Wild Rice Hash with Chicken, Lentils, and Sumac-Roasted Tomatoes
- Drew Fox Jordan

- May 31
- 2 min read
Ingredients
3⁄4 cup wild rice, cooked
2 1⁄4 tsp. kosher salt, divided, plus more as needed
1⁄2 cup green lentils, rinsed, drained, and cooked
1 1⁄2 cups cherry tomatoes
2 Tbsp. extra-virgin olive oil, divided
1 tsp. ground sumac
1 pinch sugar
1 lb. ground chicken
Freshly ground black pepper
2 Tbsp. unsalted butter
1 large yellow onion, finely diced (2 cups)
2 tsp. freshly ground coriander
1 tsp. freshly ground cumin
1⁄2 tsp. ground cinnamon
2 Tbsp. toasted pine nuts
6 medium scallions, green parts only, thinly sliced
1⁄4 cup Italian parsley leaves, coarsely chopped
Directions
Preheat the oven to 400ºF. In a medium, oven-safe skillet or roasting pan, add the tomatoes, drizzle with one tablespoon olive oil, and sprinkle with the sumac and a pinch each sugar and salt, and toss to coat. Roast until the skins begin to brown in places and the juices thicken and caramelize at the edges, 15–20 minutes. Stir a teaspoon or two of water into the pan to loosen the juices if needed.

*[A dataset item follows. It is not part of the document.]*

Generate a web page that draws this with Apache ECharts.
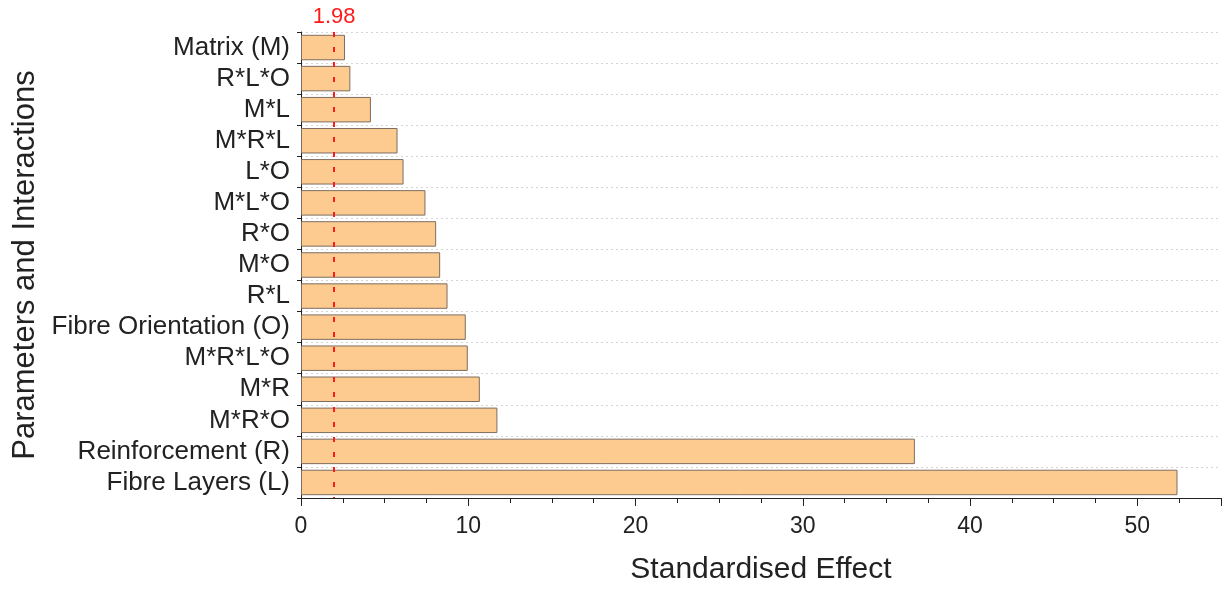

Meanwhile, make the hash: In a large cast-iron skillet, heat the remaining tablespoon olive oil over medium-high heat. Add the ground meat and cook, breaking it up with a spoon and stirring frequently, until evenly browned, 8–10 minutes. Season with ½ teaspoon salt and some freshly ground pepper, then use a slotted spoon to transfer the meat to a small, heat-resistant bowl, reserving any fat or cooking juices left in the skillet. Turn the heat to medium-low, then add the butter and onions to the juices, and cook, stirring often, until lightly browned, 20–25 minutes. Return the meat to the skillet, then stir in the cooked lentils, wild rice, coriander, cumin, and cinnamon. Taste and add more salt or pepper as needed, and let cook, stirring occasionally, until the rice begins to lightly toast, about 15 minutes. Remove the skillet from the heat.
Spoon the tomatoes and their juices over the top of the rice mixture. Sprinkle with the pine nuts, scallions, and parsley. Serve hot, straight from the skillet.